** Work to do **
Quote word for word the lines below, beginning with the first and ending with the one that has "at that height". Drop the pictures.

** Supplied data **
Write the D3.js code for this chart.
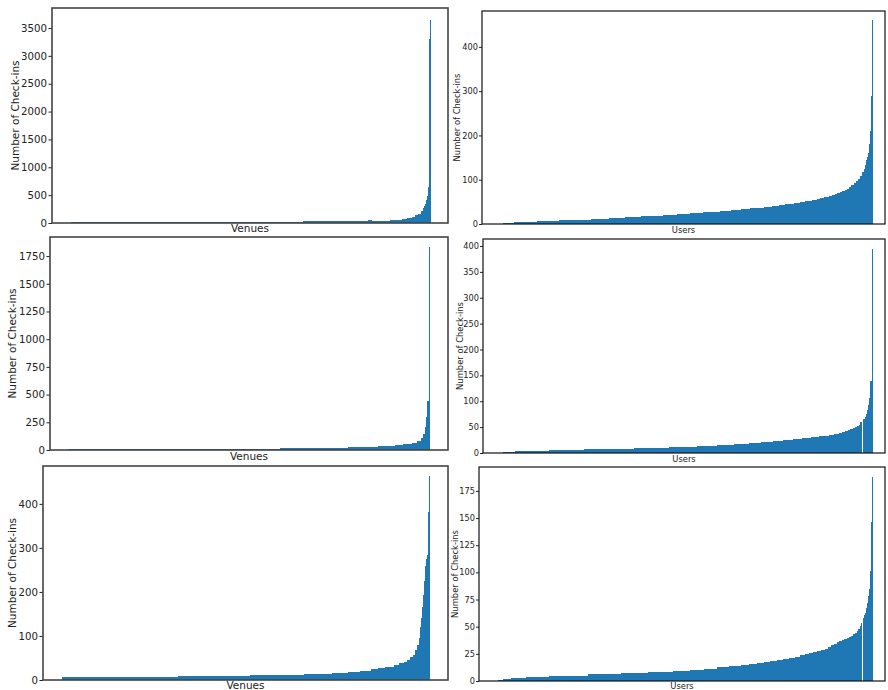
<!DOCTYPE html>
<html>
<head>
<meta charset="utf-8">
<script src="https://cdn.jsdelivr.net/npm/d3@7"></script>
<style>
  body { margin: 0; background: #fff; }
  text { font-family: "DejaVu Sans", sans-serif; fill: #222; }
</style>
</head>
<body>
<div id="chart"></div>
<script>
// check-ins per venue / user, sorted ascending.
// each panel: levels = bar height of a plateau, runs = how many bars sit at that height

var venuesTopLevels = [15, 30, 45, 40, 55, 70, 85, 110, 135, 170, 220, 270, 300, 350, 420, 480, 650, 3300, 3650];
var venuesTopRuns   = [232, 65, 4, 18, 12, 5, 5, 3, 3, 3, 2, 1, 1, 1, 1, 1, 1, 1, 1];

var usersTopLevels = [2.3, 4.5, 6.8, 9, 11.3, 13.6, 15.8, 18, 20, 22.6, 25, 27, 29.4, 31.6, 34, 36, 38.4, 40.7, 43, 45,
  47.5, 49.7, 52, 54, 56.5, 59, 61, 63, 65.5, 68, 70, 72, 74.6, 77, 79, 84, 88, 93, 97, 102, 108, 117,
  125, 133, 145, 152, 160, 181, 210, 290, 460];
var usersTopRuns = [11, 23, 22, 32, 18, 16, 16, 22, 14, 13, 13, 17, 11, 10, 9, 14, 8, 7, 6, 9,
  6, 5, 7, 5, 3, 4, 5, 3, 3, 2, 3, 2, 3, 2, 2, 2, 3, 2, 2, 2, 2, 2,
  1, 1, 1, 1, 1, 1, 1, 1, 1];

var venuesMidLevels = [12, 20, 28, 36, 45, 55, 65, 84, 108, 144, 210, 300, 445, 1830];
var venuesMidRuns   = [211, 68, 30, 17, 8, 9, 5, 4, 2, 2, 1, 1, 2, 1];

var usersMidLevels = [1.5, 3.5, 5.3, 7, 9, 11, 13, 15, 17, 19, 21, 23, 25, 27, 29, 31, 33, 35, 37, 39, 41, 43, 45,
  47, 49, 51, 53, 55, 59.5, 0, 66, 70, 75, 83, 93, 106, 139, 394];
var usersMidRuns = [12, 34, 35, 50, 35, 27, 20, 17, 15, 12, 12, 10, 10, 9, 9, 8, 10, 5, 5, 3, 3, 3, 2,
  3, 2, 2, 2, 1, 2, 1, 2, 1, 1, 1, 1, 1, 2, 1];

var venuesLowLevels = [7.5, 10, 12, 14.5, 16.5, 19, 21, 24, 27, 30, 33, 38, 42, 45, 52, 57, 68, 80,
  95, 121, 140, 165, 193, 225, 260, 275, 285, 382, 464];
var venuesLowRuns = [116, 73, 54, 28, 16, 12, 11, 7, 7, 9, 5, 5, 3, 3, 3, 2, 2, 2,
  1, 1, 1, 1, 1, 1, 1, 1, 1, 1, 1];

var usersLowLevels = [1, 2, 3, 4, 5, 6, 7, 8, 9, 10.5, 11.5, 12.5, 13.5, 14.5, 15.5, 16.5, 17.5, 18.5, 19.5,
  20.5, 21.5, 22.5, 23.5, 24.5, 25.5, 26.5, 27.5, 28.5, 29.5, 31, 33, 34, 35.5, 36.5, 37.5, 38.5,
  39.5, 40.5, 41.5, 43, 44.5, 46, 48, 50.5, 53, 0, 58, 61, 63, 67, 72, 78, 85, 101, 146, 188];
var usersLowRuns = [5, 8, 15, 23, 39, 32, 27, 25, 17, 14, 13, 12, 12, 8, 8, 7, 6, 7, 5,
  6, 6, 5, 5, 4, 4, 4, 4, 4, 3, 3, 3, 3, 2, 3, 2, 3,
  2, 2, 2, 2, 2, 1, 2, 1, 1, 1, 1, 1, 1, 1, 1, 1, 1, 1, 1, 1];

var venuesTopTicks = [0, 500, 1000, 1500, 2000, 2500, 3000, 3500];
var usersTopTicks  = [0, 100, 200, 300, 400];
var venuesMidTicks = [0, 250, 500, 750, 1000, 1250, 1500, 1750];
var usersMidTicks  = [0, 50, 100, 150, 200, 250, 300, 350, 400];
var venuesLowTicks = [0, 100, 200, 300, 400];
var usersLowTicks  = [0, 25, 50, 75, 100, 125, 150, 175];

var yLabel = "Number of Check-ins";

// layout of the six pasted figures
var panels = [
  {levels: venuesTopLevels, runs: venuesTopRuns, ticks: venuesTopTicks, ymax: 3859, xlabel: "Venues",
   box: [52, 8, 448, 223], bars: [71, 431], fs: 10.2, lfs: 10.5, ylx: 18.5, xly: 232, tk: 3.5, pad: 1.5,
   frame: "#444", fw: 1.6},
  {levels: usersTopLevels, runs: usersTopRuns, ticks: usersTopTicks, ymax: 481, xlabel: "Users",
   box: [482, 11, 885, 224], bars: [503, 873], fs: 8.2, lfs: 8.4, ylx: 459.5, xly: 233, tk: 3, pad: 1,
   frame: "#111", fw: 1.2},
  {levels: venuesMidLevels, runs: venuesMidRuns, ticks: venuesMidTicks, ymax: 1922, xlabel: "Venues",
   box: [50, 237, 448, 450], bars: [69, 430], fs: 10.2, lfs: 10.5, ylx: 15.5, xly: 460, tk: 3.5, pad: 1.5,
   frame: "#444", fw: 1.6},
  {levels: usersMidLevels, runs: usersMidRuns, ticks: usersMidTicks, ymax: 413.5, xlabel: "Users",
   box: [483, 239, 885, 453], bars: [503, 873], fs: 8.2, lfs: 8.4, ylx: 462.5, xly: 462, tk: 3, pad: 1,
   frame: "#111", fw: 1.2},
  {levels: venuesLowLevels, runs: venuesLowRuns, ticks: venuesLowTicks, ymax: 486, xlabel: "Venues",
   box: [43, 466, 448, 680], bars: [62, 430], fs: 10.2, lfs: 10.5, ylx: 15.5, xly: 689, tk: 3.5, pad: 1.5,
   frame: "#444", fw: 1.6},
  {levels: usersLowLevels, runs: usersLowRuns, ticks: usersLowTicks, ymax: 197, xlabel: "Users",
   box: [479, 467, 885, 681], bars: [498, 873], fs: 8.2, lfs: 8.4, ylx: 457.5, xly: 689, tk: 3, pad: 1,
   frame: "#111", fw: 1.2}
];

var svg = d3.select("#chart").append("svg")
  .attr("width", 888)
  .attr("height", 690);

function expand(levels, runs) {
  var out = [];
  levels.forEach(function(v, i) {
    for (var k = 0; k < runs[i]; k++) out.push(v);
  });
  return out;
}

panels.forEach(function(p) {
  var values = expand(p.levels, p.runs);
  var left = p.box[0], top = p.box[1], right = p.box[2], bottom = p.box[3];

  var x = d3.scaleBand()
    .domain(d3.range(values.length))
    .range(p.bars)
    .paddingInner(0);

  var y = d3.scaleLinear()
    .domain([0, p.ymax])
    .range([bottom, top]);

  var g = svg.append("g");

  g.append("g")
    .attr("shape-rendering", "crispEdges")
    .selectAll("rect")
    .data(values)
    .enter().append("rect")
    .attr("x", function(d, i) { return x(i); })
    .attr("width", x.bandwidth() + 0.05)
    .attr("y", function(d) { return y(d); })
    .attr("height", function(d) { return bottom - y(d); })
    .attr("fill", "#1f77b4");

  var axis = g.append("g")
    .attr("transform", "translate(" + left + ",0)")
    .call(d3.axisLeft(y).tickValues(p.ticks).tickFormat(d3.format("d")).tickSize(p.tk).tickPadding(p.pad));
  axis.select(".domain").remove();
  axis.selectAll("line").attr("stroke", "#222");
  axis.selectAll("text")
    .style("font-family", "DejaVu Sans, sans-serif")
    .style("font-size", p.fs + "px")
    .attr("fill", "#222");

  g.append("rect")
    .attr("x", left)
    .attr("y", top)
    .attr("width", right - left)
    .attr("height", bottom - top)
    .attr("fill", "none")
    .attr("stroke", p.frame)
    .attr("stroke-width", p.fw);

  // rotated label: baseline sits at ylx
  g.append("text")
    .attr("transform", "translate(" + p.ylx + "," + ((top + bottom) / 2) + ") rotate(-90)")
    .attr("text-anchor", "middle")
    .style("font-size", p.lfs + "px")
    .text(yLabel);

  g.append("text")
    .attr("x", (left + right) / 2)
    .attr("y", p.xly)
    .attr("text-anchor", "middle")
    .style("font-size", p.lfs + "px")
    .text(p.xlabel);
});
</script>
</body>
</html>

** Response **
Write the D3.js code for this chart.
<!DOCTYPE html>
<html>
<head>
<meta charset="utf-8">
<script src="https://cdn.jsdelivr.net/npm/d3@7"></script>
<style>
  body { margin: 0; background: #fff; }
  text { font-family: "DejaVu Sans", sans-serif; fill: #222; }
</style>
</head>
<body>
<div id="chart"></div>
<script>
// check-ins per venue / user, sorted ascending.
// each panel: levels = bar height of a plateau, runs = how many bars sit at that height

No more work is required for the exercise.